Atualmente, segundo a Constituição Brasileira, que possui praticamente os mesmos ideais da primeira Constituição Republicana (1891), o Brasil é um país laico, que assegura a todos os crentes, de todas as religiões – salvo situações que firam a Constituição – os mesmos direitos. Esses direitos garantem a liberdade religiosa, que vai além de apenas liberdade de culto, mas à capacidade legal de expressar as crenças conforme a consciência moral pessoal. Associada ao conceito de laicidade, a liberdade religiosa está relacionada à prática de professar qualquer religião na vida pessoal sem a possibilidade de punição por isso:

“Artigo 5° – Todos são iguais perante a lei, sem distinção de qualquer natureza, garantindo-se aos brasileiros e estrangeiros residentes no país a inviolabilidade do direito à vida, à liberdade, à igualdade, à segurança e à propriedade, nos termos seguintes:” (Constituição Federal do Brasil de 1988).

Quando a norma diz “todos são iguais perante a lei, sem distinção de qualquer natureza (…)”, é preciso indagar quais as discriminações juridicamente intoleráveis. Segundo Hans Kelsen:

“A igualdade dos sujeitos na ordenação jurídica, garantida pela Constituição, não significa que estes devam ser tratados de maneira idêntica nas normas e em particular nas leis expedidas com base na Constituição. A igualdade assim entendida não é concebível: seria absurdo impor a todos os indivíduos exatamente as mesmas obrigações ou lhes conferir exatamente os mesmos direitos sem fazer distinção alguma entre eles, como por exemplo, entre crianças e adultos, indivíduos mentalmente sadios e alienados, homens e mulheres.”(Conteúdo Jurídico do Princípio da Igualdade, nota de rodapé pagina 10 e 11).

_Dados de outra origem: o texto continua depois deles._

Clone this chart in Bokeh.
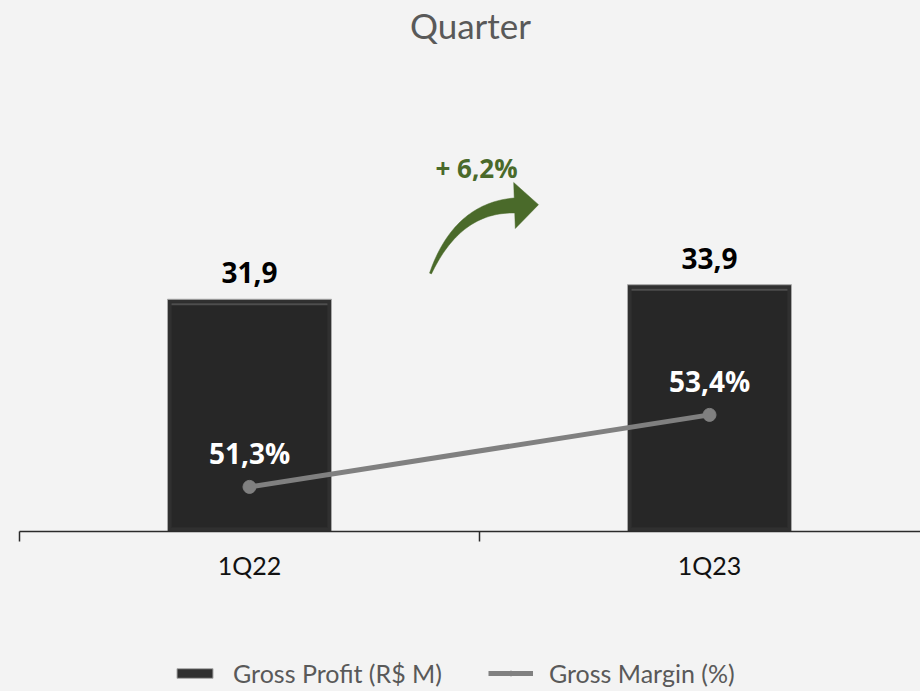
import numpy as np
from bokeh.plotting import figure
from bokeh.models import (Range1d, LinearAxis, FixedTicker, ColumnDataSource,
                          Legend, LegendItem, Label)
from bokeh.core.properties import value
from bokeh.embed import file_html
from bokeh.resources import INLINE

# ---------------- data ----------------
categories = ["1Q22", "1Q23"]
gross_profit = [31.9, 33.9]          # R$ M
gross_margin = [51.3, 53.4]          # %
growth_label = "+ 6,2%"
title_text = "Quarter"
series_names = ["Gross Profit (R$ M)", "Gross Margin (%)"]


def br(v, suffix=""):
    return f"{v:.1f}".replace(".", ",") + suffix


# ---------------- layout constants ----------------
W, H = 920, 691
PX_PER_CAT = 460.0
X0 = 19               # screen x of category boundary 0
AXIS_Y = 531          # screen y of the category axis
PX_PER_GP = 7.28
PX_PER_GM = 34.3
GM_BASE = 50.0

x_start = (0 - X0) / PX_PER_CAT
x_end = (W - X0) / PX_PER_CAT
y_start = -(H - AXIS_Y) / PX_PER_GP
y_end = AXIS_Y / PX_PER_GP
gm_start = GM_BASE - (H - AXIS_Y) / PX_PER_GM
gm_end = GM_BASE + AXIS_Y / PX_PER_GM

BG = "#f3f3f3"

p = figure(width=W, height=H,
           x_range=Range1d(x_start, x_end), y_range=Range1d(y_start, y_end),
           x_axis_location=None, y_axis_location=None,
           output_backend="svg", toolbar_location=None,
           min_border=0)
p.extra_y_ranges = {"gm": Range1d(gm_start, gm_end)}
p.background_fill_color = BG
p.border_fill_color = BG
p.outline_line_color = None
p.grid.visible = False

xs = [i + 0.5 for i in range(len(categories))]
bar_w = 164 / PX_PER_CAT
inset_x = 4 / PX_PER_CAT
inset_y = 4 / PX_PER_GP
hl_y = 6 / PX_PER_GP
src = ColumnDataSource(dict(
    x=xs,
    gp=gross_profit,
    gp_in=[v - inset_y for v in gross_profit],
    gp_hl=[v - hl_y for v in gross_profit],
    gm=gross_margin,
    gp_lbl=[br(v) for v in gross_profit],
    gm_lbl=[br(v, "%") for v in gross_margin],
))

# axis, drawn at y = 0 inside the frame
xaxis = LinearAxis(
    fixed_location=0,
    ticker=FixedTicker(ticks=xs, minor_ticks=[0, 1, 2]),
    bounds=(0, 2),
    major_label_overrides={x: c for x, c in zip(xs, categories)},
    axis_line_color="#2a2a2a", axis_line_width=1.5,
    major_tick_out=0, major_tick_in=0,
    minor_tick_out=10, minor_tick_in=0,
    minor_tick_line_color="#2a2a2a", minor_tick_line_width=1.5,
    major_label_standoff=8,
    major_label_text_font="Lato",
    major_label_text_font_size="25px",
    major_label_text_color="#111111",
)
p.add_layout(xaxis, "below")

# bars (outer bevel + inner face + top highlight)
bars = p.vbar(x="x", top="gp", width=bar_w, source=src,
              fill_color="#303030", line_color="#a8a8a8", line_width=1)
p.vbar(x="x", top="gp_in", bottom=inset_y, width=bar_w - 2 * inset_x,
       source=src, fill_color="#272727", line_color="#2c2c2c", line_width=1)
p.vbar(x="x", top="gp_in", bottom="gp_hl", width=bar_w - 2 * inset_x,
       source=src, fill_color="#4e4e4e", line_color=None)

# margin line
line = p.line("x", "gm", y_range_name="gm", source=src,
              line_color="#808080", line_width=5)
pts = p.scatter("x", "gm", y_range_name="gm", source=src, size=13,
                fill_color="#808080", line_color="#808080")

# labels
p.text("x", "gp", text="gp_lbl", source=src, text_align="center",
       text_baseline="bottom", y_offset=-16,
       text_font=value("Open Sans"), text_font_style="bold",
       text_font_size="28px", text_color="#000000")
p.text("x", "gm", text="gm_lbl", source=src, y_range_name="gm",
       text_align="center", text_baseline="bottom", y_offset=-15,
       text_font=value("Open Sans"), text_font_style="bold",
       text_font_size="28px", text_color="#ffffff")


# growth arrow (decoration), built in screen px then mapped to data
def to_data(px, py):
    return (px - X0) / PX_PER_CAT, (AXIS_Y - py) / PX_PER_GP


T = np.array([430.0, 273.0])
C = np.array([457.0, 207.0])
E = np.array([514.0, 205.0])
u = np.linspace(0, 1, 40)[:, None]
B = (1 - u) ** 2 * T + 2 * u * (1 - u) * C + u ** 2 * E
D = 2 * (1 - u) * (C - T) + 2 * u * (E - C)
D = D / np.linalg.norm(D, axis=1, keepdims=True)
N = np.column_stack([D[:, 1], -D[:, 0]])
wid = 1.0 + 6.5 * u[:, 0] ** 0.9
side_a = B + N * wid[:, None]
side_b = B - N * wid[:, None]
d_end, n_end = D[-1], N[-1]
head_a = E + n_end * 23
head_b = E - n_end * 23
tip = E + d_end * 24
poly = np.vstack([side_a, head_a, tip, head_b, side_b[::-1]])
ax_, ay_ = zip(*[to_data(px, py) for px, py in poly])
p.patch(list(ax_), list(ay_), fill_color="#4a6a2a", line_color="#4a6a2a",
        line_width=0.5)
gx, gy = to_data(476, 167)
p.add_layout(Label(x=gx, y=gy, text=growth_label, text_align="center",
                   text_baseline="middle", text_font="Open Sans",
                   text_font_style="bold", text_font_size="26px",
                   text_color="#4a6a2a"))

# title
tx, ty = to_data(470, 24)
p.add_layout(Label(x=tx, y=ty, text=title_text, text_align="center",
                   text_baseline="middle", text_font="Lato",
                   text_font_size="35px", text_color="#595959"))

# legend
legend = Legend(
    items=[LegendItem(label=series_names[0], renderers=[bars]),
           LegendItem(label=series_names[1], renderers=[line, pts])],
    location=(172, 3), orientation="horizontal",
    glyph_width=45, glyph_height=12, label_height=24,
    label_standoff=16, spacing=46, padding=0, margin=0,
    border_line_color=None, background_fill_alpha=0,
    label_text_font="Lato", label_text_font_size="25px",
    label_text_color="#595959",
)
p.add_layout(legend)

template = """
{% block postamble %}
<style>html, body { background: #f3f3f3; }</style>
{% endblock %}
"""

open("out.html", "w").write(file_html(p, INLINE, title="Quarter", template=template))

Não diz que todos devem ser tratados identicamente, mas que devem ser tratados de formas diferentes para que alcancem os mesmos resultados. Celso Antônio Bandeira de Melo cita em um dos seus livro a questão de que “A lei não deve ser fonte de privilégios ou perseguições , mas instrumento regular da vida social que necessita tratar equitativamente todos os cidadãos …”[14] Isto é, o conteúdo político -ideológico compreendido pelo princípio da isonomia, ou seja, devem ser tratados igualmente nos aspectos que são iguais, e desigualmente à medida de sua desigualdade, proporcionando, assim, o amplo exercício de seus direitos. O princípio da isonomia determina que todos são iguais diante de a lei, quer seja esta de conteúdo material ou processual. Mas vale lembrar que a igualdade formal tem a obrigação de ceder lugar à igualdade real ou substancial, ou seja, como possa ser necessário lidar. O direito à liberdade de religião é inerente à condição humana, e a religiosidade é um fenômeno sociológico que ganha importância jurídica, graças aos princípios constitucionais de liberdade quando seguramos a liberdade, permitimos que cada cidadão possa escolha as músicas que ouvirá, os livros que lerá, o tipo de comida que vai comer, o tipo de roupa que irá vestir e, entre outros, a religião/crença que irá seguir:

“VI- É inviolável a liberdade de consciência de crença, sendo assegurado o livre exercício dos cultos religiosos garantida, na forma da lei, a proteção aos locais de culto e a suas liturgias;

VIII- Ninguém será privado de direitos por motivo de crença religiosa ou de convicção filosófica ou política, salvo se as invocar para eximir-se de obrigação legal a todos imposta e recusar-se a cumprir prestação alternativa, fixada em lei;” (Artigo 5° da Constituição Federal de 1988).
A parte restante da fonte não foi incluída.